La última visita fue a la imponente catedral de Palermo. Su fachada, con una interesante mezcla de elementos góticos y normandos, bien merece una foto panorámica. En aquella gran plaza, sentimos que la gasolina se agotaba. Había llegado el momento de callejear, y nunca agradeceré bastante a Bernardo su sugerencia de rodear la catedral para asomarnos a un curioso callejón. Allí nos encontramos, no solo con una de las sorpresas que yo buscaba, sino con otra inesperada. Una calle llena de color nos permitió acercarnos a la tradición de los carros sicilianos, a su curiosa decoración inspirada en temas caballerescos o religiosos, que encontramos también en los célebres motocarros palermitanos y hasta en las vespas. Fue un regalo para la vista, pero lo mejor estaba por llegar.

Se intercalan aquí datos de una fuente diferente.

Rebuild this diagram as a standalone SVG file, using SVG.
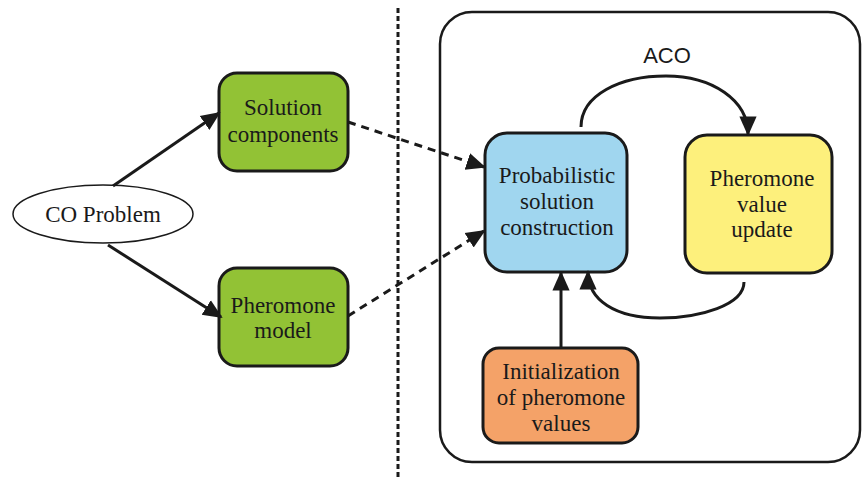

Escuchamos una hermosa canción. Parecía siciliana. Y lo era. El dueño de una sastrería se había reunido con sus amigos, tras la jornada de trabajo, para tocar música, reír y cantar. Por suerte, dejó la puerta abierta, y nos permitió durante un rato, unirnos a la fiesta, cantar, reír, sentir Sicilia y sentirnos un poco sicilianos. Fue, para todos, una experiencia de las que no se olvidan.
Deambulamos por los lugares relacionados con I Beati Paoli, una especie de fraternidad secreta que, aunque forma parte de la leyenda y no de la historia, está muy presente en Palermo. Se reunían en lugares secretos en los subterráneos de la ciudad, y allí celebraban procesos para ejercer su propia justicia y castigar a los culpables que las leyes o la fortuna dejaban sin castigo. Ahora, sin duda, tendrían mucho trabajo.